» **Data in this exercise**:
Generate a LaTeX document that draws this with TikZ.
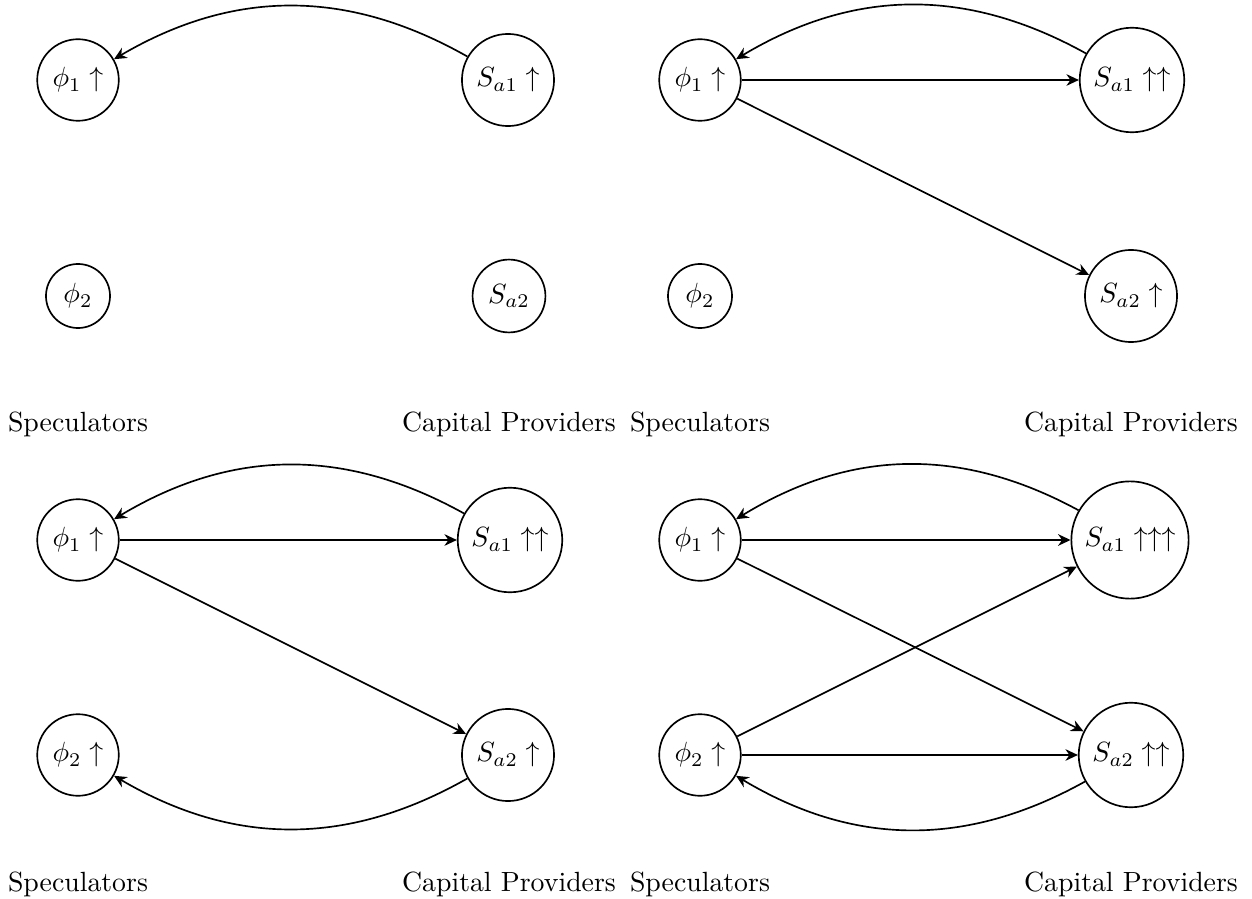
\documentclass[tikz,border=0pt]{standalone}
\usepackage{amsmath}
\usetikzlibrary{arrows.meta, positioning}

\begin{document}
\begin{tikzpicture}[x=0.36pt, y=-0.36pt,
        agent/.style={circle, draw, semithick},
        flow/.style={-{Stealth[length=4.5pt, width=4.2pt]}, semithick},
        side/.style={anchor=base}]
    \useasboundingbox (0,0) rectangle (1252,899);
    % top left
    \begin{scope}
        \node[agent] (p1a) at (78,80) {$\phi_1 \uparrow$};
        \node[agent] (p2a) at (78,296) {$\phi_2$};
        \node[agent] (s1a) at (508,80) {$S_{a1} \uparrow$};
        \node[agent] (s2a) at (509,296) {$S_{a2}$};
        \node[side] (spa) at (78,432) {Speculators};
        \node[side] (cpa) at (509,432) {Capital Providers};
        \draw[flow] (s1a) to[bend right=30] (p1a);
    \end{scope}
    % top right
    \begin{scope}[shift={(622,0)}]
        \node[agent] (p1b) at (78,80) {$\phi_1 \uparrow$};
        \node[agent] (p2b) at (78,296) {$\phi_2$};
        \node[agent] (s1b) at (510,80) {$S_{a1} \uparrow\uparrow$};
        \node[agent] (s2b) at (509,296) {$S_{a2} \uparrow$};
        \node[side] (spb) at (78,432) {Speculators};
        \node[side] (cpb) at (509,432) {Capital Providers};
        \draw[flow] (s1b) to[bend right=30] (p1b);
        \draw[flow] (p1b) -- (s1b);
        \draw[flow] (p1b) -- (s2b);
    \end{scope}
    % bottom left
    \begin{scope}[shift={(0,460)}]
        \node[agent] (p1c) at (78,80) {$\phi_1 \uparrow$};
        \node[agent] (p2c) at (78,295) {$\phi_2 \uparrow$};
        \node[agent] (s1c) at (510,80) {$S_{a1} \uparrow\uparrow$};
        \node[agent] (s2c) at (508,295) {$S_{a2} \uparrow$};
        \node[side] (spc) at (78,431) {Speculators};
        \node[side] (cpc) at (509,431) {Capital Providers};
        \draw[flow] (s1c) to[bend right=30] (p1c);
        \draw[flow] (p1c) -- (s1c);
        \draw[flow] (p1c) -- (s2c);
        \draw[flow] (s2c) to[bend left=30] (p2c);
    \end{scope}
    % bottom right
    \begin{scope}[shift={(622,460)}]
        \node[agent] (p1d) at (78,80) {$\phi_1 \uparrow$};
        \node[agent] (p2d) at (78,295) {$\phi_2 \uparrow$};
        \node[agent] (s1d) at (508,80) {$S_{a1} \uparrow\uparrow\uparrow$};
        \node[agent] (s2d) at (509,295) {$S_{a2} \uparrow\uparrow$};
        \node[side] (spd) at (78,431) {Speculators};
        \node[side] (cpd) at (509,431) {Capital Providers};
        \draw[flow] (s1d) to[bend right=30] (p1d);
        \draw[flow] (p1d) -- (s1d);
        \draw[flow] (p1d) -- (s2d);
        \draw[flow] (p2d) -- (s1d);
        \draw[flow] (p2d) -- (s2d);
        \draw[flow] (s2d) to[bend left=30] (p2d);
    \end{scope}
\end{tikzpicture}
\end{document}
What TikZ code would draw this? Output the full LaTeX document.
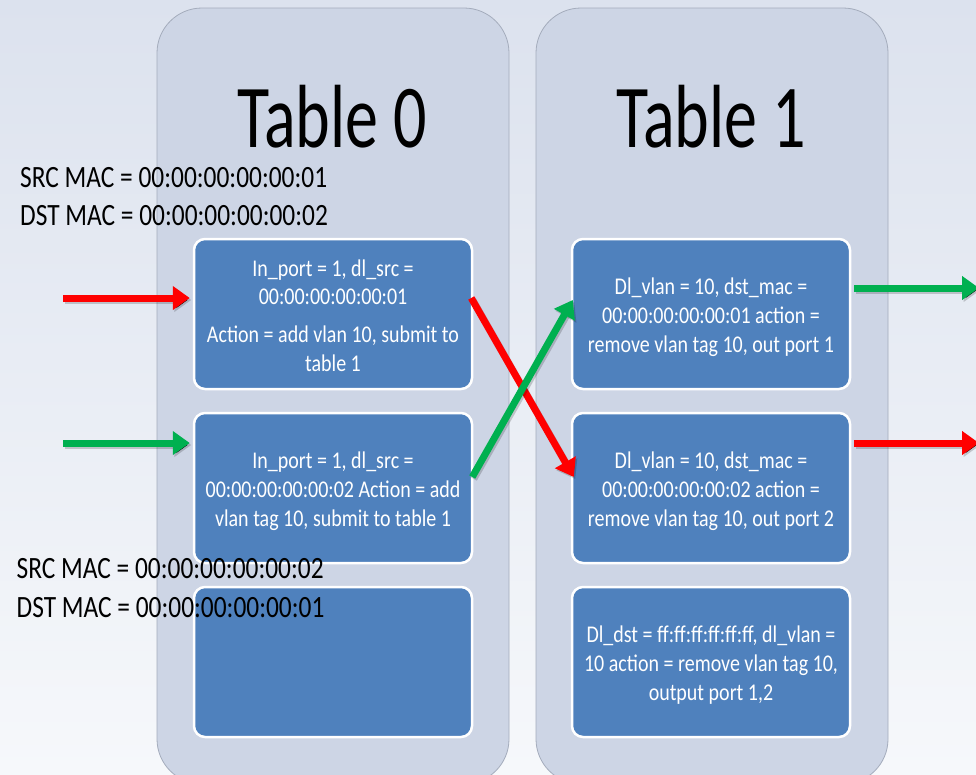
\documentclass[tikz,border=0pt]{standalone}
\usepackage{fontspec}
\setmainfont{Carlito}
\usetikzlibrary{arrows.meta}

\definecolor{bgtop}{HTML}{DCE2EE}
\definecolor{bgbot}{HTML}{F6F8FB}
\definecolor{panelfill}{HTML}{CDD5E5}
\definecolor{paneledge}{HTML}{A4ACBC}
\definecolor{boxblue}{HTML}{4F81BD}
\definecolor{flowred}{HTML}{FF0000}
\definecolor{flowgreen}{HTML}{00B050}

% vertical stretch of a piece of text
\newcommand{\vstretch}[2]{\scalebox{1}[#1]{#2}}
% centred lines of a flow entry, slightly stretched
\newcommand{\entry}[1]{\vstretch{1.2}{\begin{tabular}{@{}c@{}}#1\end{tabular}}}

\begin{document}
\begin{tikzpicture}[x=1pt,y=-1pt,
  panel/.style={fill=panelfill, draw=paneledge, line width=0.8pt, rounded corners=45pt},
  flowbox/.style={rounded corners=11pt, fill=boxblue, draw=white, line width=2.5pt,
    minimum width=278pt, minimum height=150pt, inner sep=0pt},
  entrytext/.style={inner sep=0pt, text=white, font=\fontsize{20}{24}\selectfont},
  tabletitle/.style={font=\fontsize{66}{70}\selectfont, anchor=base, inner sep=0pt},
  maclabel/.style={font=\fontsize{25.4}{30}\selectfont, anchor=base west, inner sep=0pt},
  flow/.style={line width=7pt, -{Triangle[length=17pt,width=23pt]},
    preaction={draw=black, draw opacity=0.18, line width=7pt,
      transform canvas={shift={(1.5pt,-2pt)}}}},
]
\useasboundingbox (0,0) rectangle (976,774);
\clip (0,0) rectangle (976,774);

% background
\shade[top color=bgtop, bottom color=bgbot] (0,0) rectangle (976,774);

% the two table panels
\draw[panel] (157,8) rectangle (509,784);
\draw[panel] (536,8) rectangle (888,784);

% titles
\node[tabletitle] (t0) at (332,147) {\vstretch{1.36}{Table 0}};
\node[tabletitle] (t1) at (711,147) {\vstretch{1.36}{Table 1}};

% flow entries of table 0
\node[flowbox] (A) at (333,314) {};
\node[flowbox] (B) at (333,488) {};
\node[flowbox] (C) at (333,662) {};

% flow entries of table 1
\node[flowbox] (D) at (711,314) {};
\node[flowbox] (E) at (711,488) {};
\node[flowbox] (F) at (711,662) {};

% texts of the entries
\node[entrytext] (At) at ([yshift=-4pt]A.center) {\entry{In\_port = 1, dl\_src =\\ 00:00:00:00:00:01\\[7.5pt] Action = add vlan 10, submit to\\ table 1}};
\node[entrytext] (Bt) at ([yshift=-4pt]B.center) {\entry{In\_port = 1, dl\_src =\\ 00:00:00:00:00:02 Action = add\\ vlan tag 10, submit to table 1}};
\node[entrytext] (Dt) at ([yshift=-4pt]D.center) {\entry{Dl\_vlan = 10, dst\_mac =\\ 00:00:00:00:00:01 action =\\ remove vlan tag 10, out port 1}};
\node[entrytext] (Et) at ([yshift=-4pt]E.center) {\entry{Dl\_vlan = 10, dst\_mac =\\ 00:00:00:00:00:02 action =\\ remove vlan tag 10, out port 2}};
\node[entrytext] (Ft) at ([yshift=-4pt]F.center) {\entry{Dl\_dst = ff:ff:ff:ff:ff:ff, dl\_vlan =\\ 10 action = remove vlan tag 10,\\ output port 1,2}};

% ends of the incoming and outgoing flows
\coordinate (inR) at (63,298);
\coordinate (inG) at (63,443);
\coordinate (outG) at (979,288);
\coordinate (outR) at (979,443);

% packet flows
\draw[flow, flowred] (inR) -- ([yshift=16pt,xshift=-3pt]A.west);
\draw[flow, flowgreen] (inG) -- ([yshift=45pt,xshift=-3pt]B.west);
\draw[flow, flowred] ([yshift=16pt,xshift=-2pt]A.east) -- ([yshift=11pt,xshift=3pt]E.west);
\draw[flow, flowgreen] ([yshift=11pt,xshift=-1pt]B.east) -- ([yshift=14pt,xshift=2pt]D.west);
\draw[flow, flowgreen] ([yshift=26pt,xshift=3pt]D.east) -- (outG);
\draw[flow, flowred] ([yshift=45pt,xshift=3pt]E.east) -- (outR);

% packet headers
\node[maclabel] (s1) at (20,187) {\vstretch{1.22}{SRC MAC = 00:00:00:00:00:01}};
\node[maclabel] (d1) at (20,225) {\vstretch{1.22}{DST MAC = 00:00:00:00:00:02}};
\node[maclabel] (s2) at (16.5,578) {\vstretch{1.22}{SRC MAC = 00:00:00:00:00:02}};
\node[maclabel] (d2) at (16.5,617) {\vstretch{1.22}{DST MAC = 00:00:00:00:00:01}};
\end{tikzpicture}
\end{document}
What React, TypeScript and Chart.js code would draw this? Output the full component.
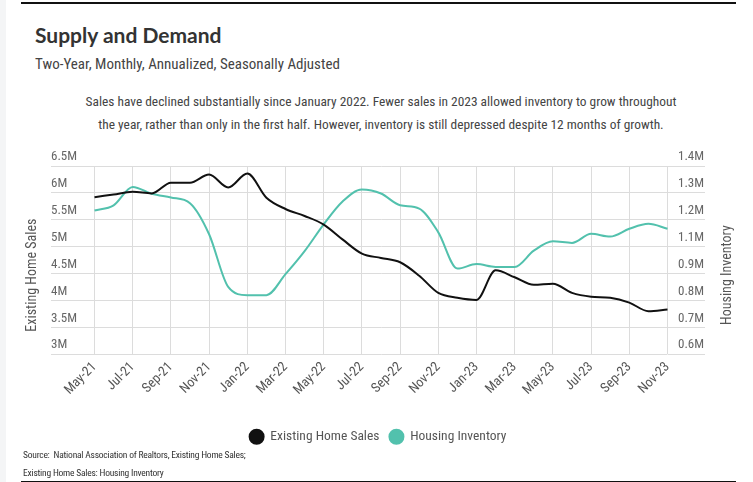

» **Given task**: Read through the lines above and collect those that contain the string "full".

» **Answer to the problem**:
What TikZ code would draw this? Output the full LaTeX document.
What React, TypeScript and Chart.js code would draw this? Output the full component.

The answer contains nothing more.